Rhodes 77

Development
- Designer: Philip Rhodes
- Location: United States
- Year: 1947
- No. built: five
- Builder: Burger Boat Company
- Role: Cruiser
- Name: Rhodes 77

Boat
- Displacement: 120,000 lb (54,431 kg)
- Draft: 13.00 ft (3.96 m) with centerboard down

Hull
- Type: monohull
- Construction: fiberglass
- LOA: 77.16 ft (23.52 m)
- LWL: 55.00 ft (16.76 m)
- Beam: 19.00 ft (5.79 m)
- Engine: inboard engine

Hull appendages
- Keel: keel and centerboard
- Ballast: 22,000 lb (9,979 kg)

Sails
- Sailplan: Staysail ketch
- Total sail area: 2,319.00 sq ft (215.442 m^{2})

= Rhodes 77 =

Sailboat class

The Rhodes 77 is an American sailboat that was designed by Philip Rhodes as a cruiser and first built in 1947.

The Rhodes 77 design, initially built from steel, was adapted for aluminum construction by McCurdy & Rhodes in the 1980s.

==Production==
The design was built by Burger Boat Company in Manitowoc, Wisconsin, United States, who built five boats starting in 1947, but it is now out of production.

A single boat was built in aluminum in place of steel in the 1980s after being redesigned for that material by McCurdy & Rhodes.

==Design==
The Rhodes 77 is a recreational keelboat, built predominantly of steel, including a steel superstructure, with wood trim.

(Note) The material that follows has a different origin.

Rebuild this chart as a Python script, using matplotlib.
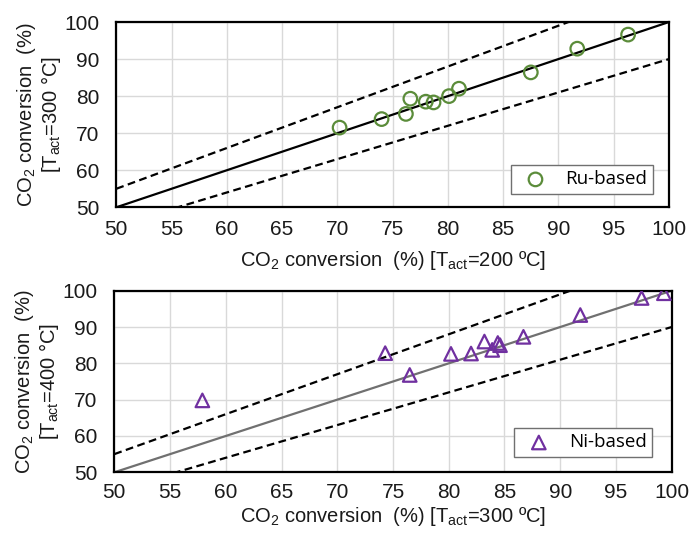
import matplotlib
matplotlib.use("Agg")
import matplotlib.pyplot as plt
import numpy as np

plt.rcParams['font.family'] = ['Liberation Sans', 'DejaVu Sans']
plt.rcParams['mathtext.default'] = 'regular'

# Ru-based catalysts: conversion after activation at 200 ºC vs 300 ºC
ru_x = [70.2, 74.0, 76.2, 76.6, 78.0, 78.7, 80.1, 81.0, 87.5, 91.7, 96.3]
ru_y = [71.5, 73.8, 75.2, 79.3, 78.5, 78.3, 80.0, 82.0, 86.4, 92.8, 96.6]

# Ni-based catalysts: conversion after activation at 300 ºC vs 400 ºC
ni_x = [57.9, 74.3, 76.5, 80.2, 82.0, 83.2, 83.9, 84.4, 84.6, 86.7, 91.8, 97.3, 99.3]
ni_y = [69.8, 82.8, 76.8, 82.6, 82.7, 86.0, 83.7, 85.6, 85.0, 87.3, 93.3, 98.0, 99.3]

ticks_x = [50, 55, 60, 65, 70, 75, 80, 85, 90, 95, 100]
ticks_y = [50, 60, 70, 80, 90, 100]

W, H = 689, 533
fig = plt.figure(figsize=(W / 100, H / 100), dpi=100)


def px_axes(left, right, top, bottom):
    return fig.add_axes([left / W, 1 - bottom / H, (right - left) / W, (bottom - top) / H])


ax1 = px_axes(116.3, 669.0, 22.0, 207.3)
ax2 = px_axes(114.3, 671.7, 290.7, 472.3)

panels = [
    (ax1, ru_x, ru_y, 'o', '#5b8c3a', 'Ru-based', 'black',
     'CO$_2$ conversion  (%) [T$_{act}$=200 ºC]',
     'CO$_2$ conversion  (%)\n[T$_{act}$=300 °C]', (0.971, 0.072), 9, 7),
    (ax2, ni_x, ni_y, '^', '#7030a0', 'Ni-based', '#707070',
     'CO$_2$ conversion  (%) [T$_{act}$=300 ºC]',
     'CO$_2$ conversion  (%)\n[T$_{act}$=400 °C]', (0.965, 0.084), 8, 2),
]

xx = np.array([50, 100])
for ax, x, y, mk, col, lab, parity_col, xl, yl, anchor, xpad, xlpad in panels:
    ax.set_xlim(50, 100)
    ax.set_ylim(50, 100)
    ax.set_xticks(ticks_x)
    ax.set_yticks(ticks_y)
    ax.grid(True, color='#d9d9d9', linewidth=1.0)
    ax.set_axisbelow(True)
    ax.plot(xx, xx, color=parity_col, linewidth=1.6, zorder=2)
    ax.plot(xx, 1.1 * xx, color='black', linestyle=(0, (3.5, 2)), linewidth=1.6, zorder=2)
    ax.plot(xx, 0.9 * xx, color='black', linestyle=(0, (3.5, 2)), linewidth=1.6, zorder=2)
    ax.scatter(x, y, marker=mk, s=95, facecolors='none', edgecolors=col,
               linewidths=1.6, zorder=3, label=lab)
    ax.tick_params(labelsize=15, length=0, labelcolor='#1a1a1a')
    ax.tick_params(axis='x', pad=xpad)
    ax.tick_params(axis='y', pad=12)
    for s in ax.spines.values():
        s.set_linewidth(1.6)
        s.set_color('black')
    ax.set_xlabel(xl, fontsize=14.5, labelpad=xlpad, color='#1a1a1a')
    ax.set_ylabel(yl, fontsize=14.5, labelpad=1, linespacing=1.05, color='#1a1a1a')
    leg = ax.legend(loc='lower right', bbox_to_anchor=anchor, borderaxespad=0,
                    prop={'family': 'Open Sans', 'size': 13.5},
                    frameon=True, fancybox=False, framealpha=1,
                    edgecolor='#707070', handletextpad=0.6, borderpad=0.3,
                    handlelength=2.0)
    leg.get_frame().set_linewidth(1.0)

fig.savefig('out.png', dpi=100)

It has a staysail ketch rig; a spooned, raked stem, a raised counter, angled transom, a rudder controlled by a wheel located in a wheelhouse and a fixed fin keel with a retractable centerboard. It displaces 120000 lb and carries 22000 lb of ballast.

The boat has a draft of 13.00 ft with the centerboard extended and 6.50 ft with it retracted, allowing operation in shallow water. It is fitted with an inboard engine for docking and maneuvering.

The design has a hull speed of 9.94 kn.